In his last years at Sasol, De Ruyter was head of the petrochemicals side of the business and was responsible for the group’s operations in the US, where Sasol is building a massive ethane cracker and gas-to-liquids complex. He was involved in the conception of the plant, but left for the CEO of Nampak before construction commenced. “He’s an astute businessman, with a very strong moral centre,” said the source. “Of  course he had a very tough time at Nampak, with all those issues in Nigeria.”

One of the representatives of the trade unions organising employees at Eskom, however, is lukewarm and prefers to adopt a wait-and-see attitude.

“We don’t know him that well. What worries us is the perception that black executives are being ignored and that transformation is being reversed at present,” said Zwelinzima Vavi, secretary general of the South African Federation of Trade Unions (Saftu), whose affiliate Numsa is one of the two largest labour representatives at Eskom.

Vavi said, ideally, Saftu would have preferred an internal candidate from within Eskom, “but we are aware of the ravages of corruption at Eskom and therefore there might not be suitable internal candidates due to the corruption. We want a capable candidate to run Eskom.”

Vavi is one of the many stakeholders who have an urgent to-do list. The federation wants De Ruyter to lead an open discussion about Eskom’s outstanding R450 billion debt that will include all trade unions and all stakeholders.

“There must be an open discussion about what must be done about the debt, and we feel that the R59 billion (bailout) over the next three years might not be a sustainable solution,” said Vavi, adding that Eskom must take the lead position on investing in renewable energy. “We want Eskom to remain in the government hands.”

Business Leadership SA (BLSA) also “cautiously” congratulated De Ruyter on the appointment and added its own to-do list for him to tackle urgently.

“As organised business, we see your appointment as a vital step towards stabilising the outlook for energy availability in Africa’s largest electricity company after more than a decade of instability in the institution,” said the leadership of the organisation. “You walk into the job with the first order of business being to empower the good men and women in Eskom to stabilise the energy grid.”

While Eskom focuses on stabilising the energy grid, “there’s the pressing matter of dealing with the company’s debt as it nears the half a trillion-rand mark…Financial stability is as urgent a crisis as the operational challenges.
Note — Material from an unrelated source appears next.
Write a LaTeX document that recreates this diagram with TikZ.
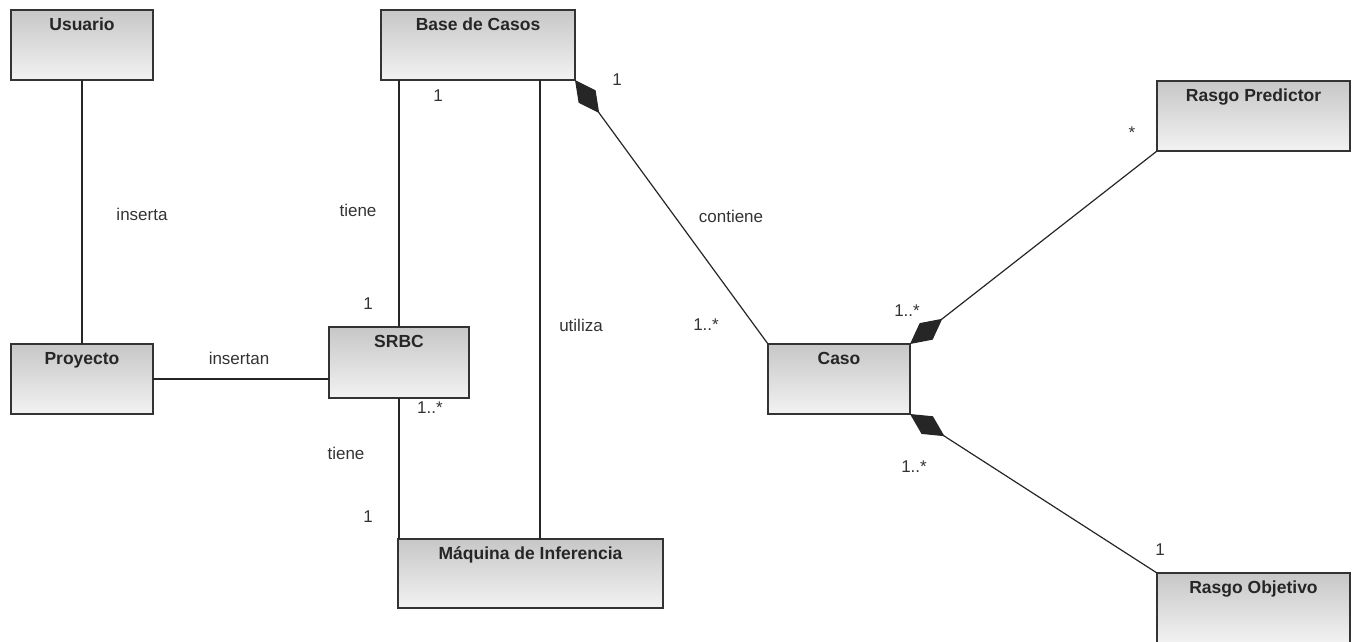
\documentclass[tikz,border=0pt]{standalone}
\usepackage{fontspec}
\setmainfont{Liberation Sans}
\usetikzlibrary{arrows.meta}
\tikzset{
  cls/.style={draw=black!80, line width=1.4pt, top color=black!22, bottom color=black!5,
    minimum width=#1, minimum height=70, anchor=north west, inner sep=0, outer sep=0},
  cls/.default=142,
  ttl/.style={anchor=base, inner sep=0, font=\fontsize{17.5}{20}\selectfont\bfseries, text=black!85},
  lbl/.style={inner sep=0, font=\fontsize{17}{20}\selectfont, text=black!80},
  conn/.style={draw=black!85, line width=1.2pt},
  comp/.style={conn, {Diamond[length=41,width=21]}-},
}
\begin{document}
\begin{tikzpicture}[x=1pt,y=-1pt]
\useasboundingbox (0,0) rectangle (1356,641);
% classes
\node[cls] (usr) at (11,10) {};
\node[cls=194] (base) at (381,10) {};
\node[cls=193] (pred) at (1157,81) {};
\node[cls] (proy) at (11,344) {};
\node[cls=140, minimum height=71] (srbc) at (329,327) {};
\node[cls] (caso) at (768,344) {};
\node[cls=265, minimum height=69] (maq) at (398,539) {};
\node[cls=193] (obj) at (1157,573) {};
% titles
\node[ttl] (tusr) at ([yshift=-20]usr.north) {Usuario};
\node[ttl] (tbase) at ([yshift=-20]base.north) {Base de Casos};
\node[ttl] (tpred) at ([yshift=-20]pred.north) {Rasgo Predictor};
\node[ttl] (tproy) at ([yshift=-20]proy.north) {Proyecto};
\node[ttl] (tsrbc) at ([yshift=-20]srbc.north) {SRBC};
\node[ttl] (tcaso) at ([yshift=-20]caso.north) {Caso};
\node[ttl] (tmaq) at ([yshift=-20]maq.north) {Máquina de Inferencia};
\node[ttl] (tobj) at ([yshift=-20]obj.north) {Rasgo Objetivo};
% connectors
\draw[conn] (usr.south) -- (proy.north);
\draw[conn] (proy.east) -- (proy.east -| srbc.west);
\draw[conn] (srbc.north) -- (srbc.north |- base.south);
\draw[conn] (srbc.south) -- (srbc.south |- maq.north);
\coordinate (bu) at ([xshift=62]base.south);
\draw[conn] (bu) -- (bu |- maq.north);
\draw[comp] (base.south east) -- (caso.north west);
\draw[comp] (caso.north east) -- (pred.south west);
\draw[comp] (caso.south east) -- (obj.north west);
% labels
\node[lbl] (l1) at (142,214) {inserta};
\node[lbl] (l2) at (239,358) {insertan};
\node[lbl] (l3) at (358,210) {tiene};
\node[lbl] (l4) at (438,96) {1};
\node[lbl] (l5) at (368,304) {1};
\node[lbl] (l6) at (581,325) {utiliza};
\node[lbl] (l7) at (430,408) {1..*};
\node[lbl] (l8) at (346,453) {tiene};
\node[lbl] (l9) at (368,517) {1};
\node[lbl] (l10) at (617,80) {1};
\node[lbl] (l11) at (731,216) {contiene};
\node[lbl] (l12) at (706,325) {1..*};
\node[lbl] (l13) at (907,311) {1..*};
\node[lbl] (l14) at (1132,133) {*};
\node[lbl] (l15) at (914,467) {1..*};
\node[lbl] (l16) at (1160,550) {1};
\end{tikzpicture}
\end{document}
BLSA said through De Ruyter’s experience and expertise, it anticipates that he will quickly grasp the operational and financial issues facing Eskom and gain the respect and trust of the most important people within Eskom.

Like Saftu’s Vavi, BLSA advised that Eskom’s operational and debt restructuring must “not be shrouded in secrecy as this serves to raise the anxieties of stakeholders about the long-term future of one of the country’s most important institutions. These anxieties have provided rich fodder for political contestation.”

Honest conversations about the timelines in which load shedding will be dealt are needed, said BLSA. This must “be understood as some of the pain we have to endure because of past failings.”